Digital adapters have had to learn digital body language (the subtext of digital messages) as adults. For many, it can be as hard as learning a second language. Some become fluent. Some only have basic proficiency. Many are in between, somewhat like digital ‘immigrants’ to a new country.
Should you send a reply-all email, quick text or schedule a Zoom? A digital adapter is likely to perceive the same choice of medium differently than a native. One’s expressions of joy, or considerateness, can be another’s expressions of rudeness.
Age only plays a partial role. I’ve met 28-year-old digital adapters who shun serial texting and hate Zoom, insisting on only talking on the phone. I’ve met 50-year-olds with digital fluency approaching that of digital natives who refuse to pick up the phone or read email, favoring texting and Slack.
Geriatric Millennials straddle the digital adapter-native divide. I am one. We’re old enough to have had a cheesy AOL instant messenger name. We grow nostalgic when hearing the shrieks of dial-up internet. Some of us joined the first social media communities. We were full of digital optimism. But, our tools were primitive. We used dial-up connections that hogged our landline connections; downloaded music on Napster that we burned onto CDs to play on our Discman while we were on the go; played games on LAN parties with Windows 95 machines; and when mobile phones entered our lives, aspired to own a Razr flip phone. I could go on. Watching the technologies we grew up with vanish into obscurity within a couple of short decades can make us feel positively old. But the point remains, we Geriatric-Xen-Eld-Oregon-ennials are often able to live in two worlds — comfortable with the communication styles of many Boomers and Gen-X’ers as well as our younger digital native millennial brethren and TikTok’ing Gen Z’ers.
Is “Geriatric millennial” the best term to describe this microgeneration?
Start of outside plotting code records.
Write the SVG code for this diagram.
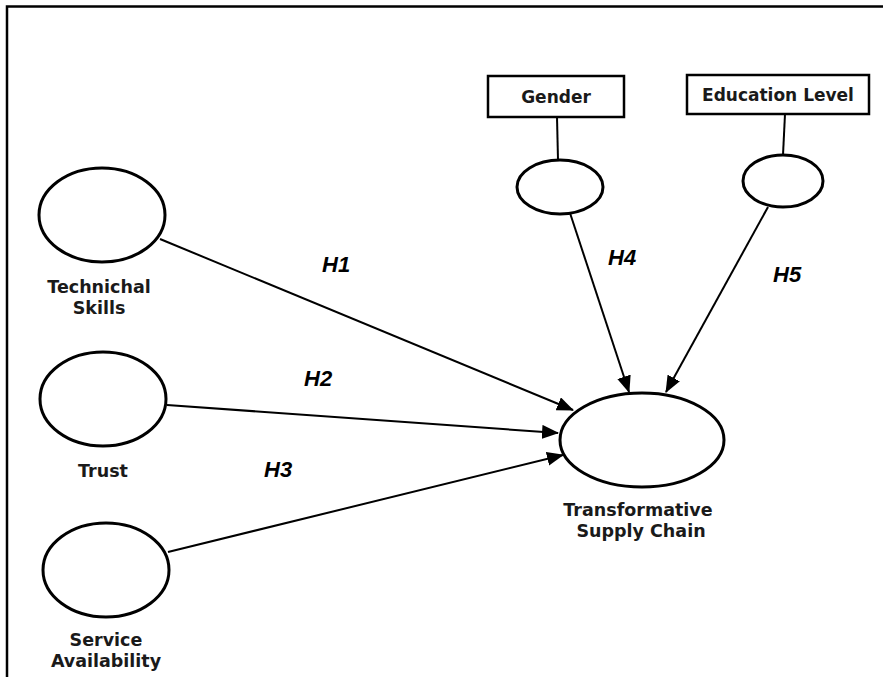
<svg xmlns="http://www.w3.org/2000/svg" width="883" height="677" viewBox="0 0 883 677">
<style>
.node{fill:#fff;stroke:#000;stroke-width:3}
.box{fill:#fff;stroke:#000;stroke-width:2.5}
.lbl{font-family:"DejaVu Sans","Open Sans",sans-serif;font-weight:bold;font-size:17.5px;fill:#1a1a1a;text-anchor:middle}
.blbl{font-family:"DejaVu Sans","Open Sans",sans-serif;font-weight:bold;font-size:17px;fill:#1a1a1a;text-anchor:middle}
.h{font-family:"Liberation Sans",Arial,sans-serif;font-weight:bold;font-style:italic;font-size:22px;fill:#000}
.edge{stroke:#000;stroke-width:2;fill:none}
</style>
<defs>
<marker id="arr" markerUnits="userSpaceOnUse" markerWidth="18" markerHeight="14" refX="16" refY="7" orient="auto">
<path d="M0,0 L17,7 L0,14 Z" fill="#000"/>
</marker>
</defs>
<rect width="883" height="677" fill="#fff"/>
<g id="frame">
<path d="M7,677 V6.5 H883" fill="none" stroke="#000" stroke-width="2.5"/>
</g>
<g id="connectors">
<line class="edge" x1="160" y1="239" x2="573" y2="410" marker-end="url(#arr)"/>
<line class="edge" x1="167" y1="405" x2="558" y2="433" marker-end="url(#arr)"/>
<line class="edge" x1="168" y1="552" x2="563" y2="455" marker-end="url(#arr)"/>
<line class="edge" x1="570" y1="213" x2="629" y2="392" marker-end="url(#arr)"/>
<line class="edge" x1="768" y1="207" x2="666" y2="392" marker-end="url(#arr)"/>
<line class="edge" x1="557" y1="117" x2="558" y2="160"/>
<line class="edge" x1="785" y1="114" x2="783" y2="155"/>
</g>
<g id="technical-skills">
<ellipse class="node" cx="102" cy="215" rx="63" ry="47"/>
<text class="lbl" x="99" y="293">Technichal</text>
<text class="lbl" x="99" y="314">Skills</text>
</g>
<g id="trust">
<ellipse class="node" cx="103" cy="399" rx="63" ry="47"/>
<text class="lbl" x="103" y="477">Trust</text>
</g>
<g id="service-availability">
<ellipse class="node" cx="106" cy="570" rx="63" ry="47"/>
<text class="lbl" x="106" y="646">Service</text>
<text class="lbl" x="106" y="667">Availability</text>
</g>
<g id="transformative-supply-chain">
<ellipse class="node" cx="642" cy="440" rx="82" ry="47"/>
<text class="lbl" x="638" y="516">Transformative</text>
<text class="lbl" x="641" y="537">Supply Chain</text>
</g>
<g id="gender">
<rect class="box" x="488" y="76" width="136" height="41"/>
<text class="blbl" x="556" y="103">Gender</text>
</g>
<g id="gender-latent">
<ellipse class="node" cx="560" cy="187" rx="43" ry="27"/>
</g>
<g id="education-level">
<rect class="box" x="687" y="75" width="182" height="39"/>
<text class="blbl" x="778" y="101">Education Level</text>
</g>
<g id="education-latent">
<ellipse class="node" cx="783" cy="181" rx="40" ry="26"/>
</g>
<g id="labels">
<text class="h" x="322" y="272">H1</text>
<text class="h" x="304" y="386">H2</text>
<text class="h" x="264" y="477">H3</text>
<text class="h" x="608" y="265">H4</text>
<text class="h" x="773" y="282">H5</text>
</g>
</svg>
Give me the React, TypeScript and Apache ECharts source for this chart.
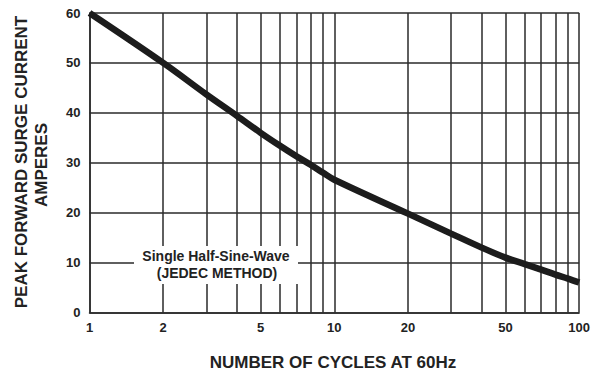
import React, { useEffect, useRef } from "react";
import * as echarts from "echarts";

const cycles = [1, 2, 3, 4, 5, 6, 7, 8, 9, 10, 20, 30, 40, 50, 60, 70, 80, 90, 100];
const amps = [60, 50, 43.7, 39.4, 36, 33.4, 31.3, 29.6, 28.0, 26.6, 19.8, 15.8, 13, 11, 9.7, 8.6, 7.6, 6.8, 6.0];
const gridValues = [1, 2, 3, 4, 5, 6, 7, 8, 9, 10, 20, 30, 40, 50, 60, 70, 80, 90, 100];
const xLabels = [1, 2, 5, 10, 20, 50, 100];
const yTitle = ["PEAK FORWARD SURGE CURRENT", "AMPERES"];
const xTitle = "NUMBER OF CYCLES AT 60Hz";
const note = ["Single Half-Sine-Wave", "(JEDEC METHOD)"];

const FONT = "'Liberation Sans', Arial, sans-serif";

export default function App() {
  const ref = useRef<HTMLDivElement>(null);
  useEffect(() => {
    if (!ref.current) return;
    const chart = echarts.init(ref.current, null, { renderer: "svg" });
    chart.setOption({
      animation: false,
      backgroundColor: "#fff",
      grid: { left: 89.5, right: 10.5, top: 13, bottom: 62.5, containLabel: false },
      xAxis: {
        type: "log",
        logBase: 10,
        min: 1,
        max: 100,
        axisLine: { show: true, lineStyle: { color: "#2a2a2a", width: 1.5 } },
        axisTick: { show: false, customValues: gridValues },
        axisLabel: {
          customValues: xLabels,
          color: "#222",
          fontSize: 13,
          fontWeight: "bold",
          fontFamily: FONT,
          margin: 8,
          formatter: (v: number) => String(Math.round(v)),
        },
        splitLine: { show: true, lineStyle: { color: "#2a2a2a", width: 1.5 } },
        minorTick: { show: false },
        minorSplitLine: { show: false },
      },
      yAxis: {
        type: "value",
        min: 0,
        max: 60,
        interval: 10,
        axisLine: { show: true, lineStyle: { color: "#2a2a2a", width: 1.5 } },
        axisTick: { show: false },
        axisLabel: {
          color: "#222",
          fontSize: 13,
          fontWeight: "bold",
          fontFamily: FONT,
          margin: 9,
        },
        splitLine: { show: true, lineStyle: { color: "#2a2a2a", width: 1.5 } },
      },
      series: [
        {
          type: "line",
          data: cycles.map((c, i) => [c, amps[i]]),
          smooth: 0.35,
          symbol: "none",
          lineStyle: { color: "#1c1c1c", width: 6.5 },
          z: 5,
        },
      ],
      graphic: [
        {
          type: "rect",
          shape: { x: 134, y: 246, width: 164, height: 38 },
          style: { fill: "#fff" },
          z: 100,
        },
        {
          type: "text",
          x: 216,
          y: 256,
          z: 101,
          style: {
            text: note[0],
            font: `bold 14px ${FONT}`,
            fill: "#222",
            textAlign: "center",
            textVerticalAlign: "middle",
          },
        },
        {
          type: "text",
          x: 217,
          y: 273,
          z: 101,
          style: {
            text: note[1],
            font: `bold 14px ${FONT}`,
            fill: "#222",
            textAlign: "center",
            textVerticalAlign: "middle",
          },
        },
        {
          type: "text",
          x: 21,
          y: 162,
          rotation: Math.PI / 2,
          style: {
            text: yTitle[0],
            font: `bold 17px ${FONT}`,
            fill: "#222",
            textAlign: "center",
            textVerticalAlign: "middle",
          },
        },
        {
          type: "text",
          x: 41,
          y: 165,
          rotation: Math.PI / 2,
          style: {
            text: yTitle[1],
            font: `bold 17px ${FONT}`,
            fill: "#222",
            textAlign: "center",
            textVerticalAlign: "middle",
          },
        },
        {
          type: "text",
          x: 333,
          y: 362,
          style: {
            text: xTitle,
            font: `bold 17px ${FONT}`,
            fill: "#222",
            textAlign: "center",
            textVerticalAlign: "middle",
          },
        },
      ],
    });
    return () => chart.dispose();
  }, []);
  return <div ref={ref} style={{ width: 593, height: 375, position: "fixed", left: 0, top: 0 }} />;
}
I heard from people who told me that the term made them “feel seen”, while others on Twitter hilariously embraced the designation, imploring kids to get off their lawn or asking to be left alone with their ginger ale and diners, drive-ins and dives reruns. Personally, I take pride in being a geriatric millennial: I was lucky enough to become a mom through a geriatric pregnancy. Plus, I certainly feel old — but more importantly, what’s wrong with being old? The fact that it carries a negative connotation for so many of us ought to spark some reflection on how we view older members of our society.
I’m happy the “Geriatric Millennial” term attracted attention. It’s sparking a conversation about critical differences within a generation — one that’s only being exacerbated by technology. It’s also highlighting the unique contribution Geriatric-Xen-Eld-Oregon-ennials have already made and will continue to make to our world and in the workplace. The digital native and adapter divide isn’t going away.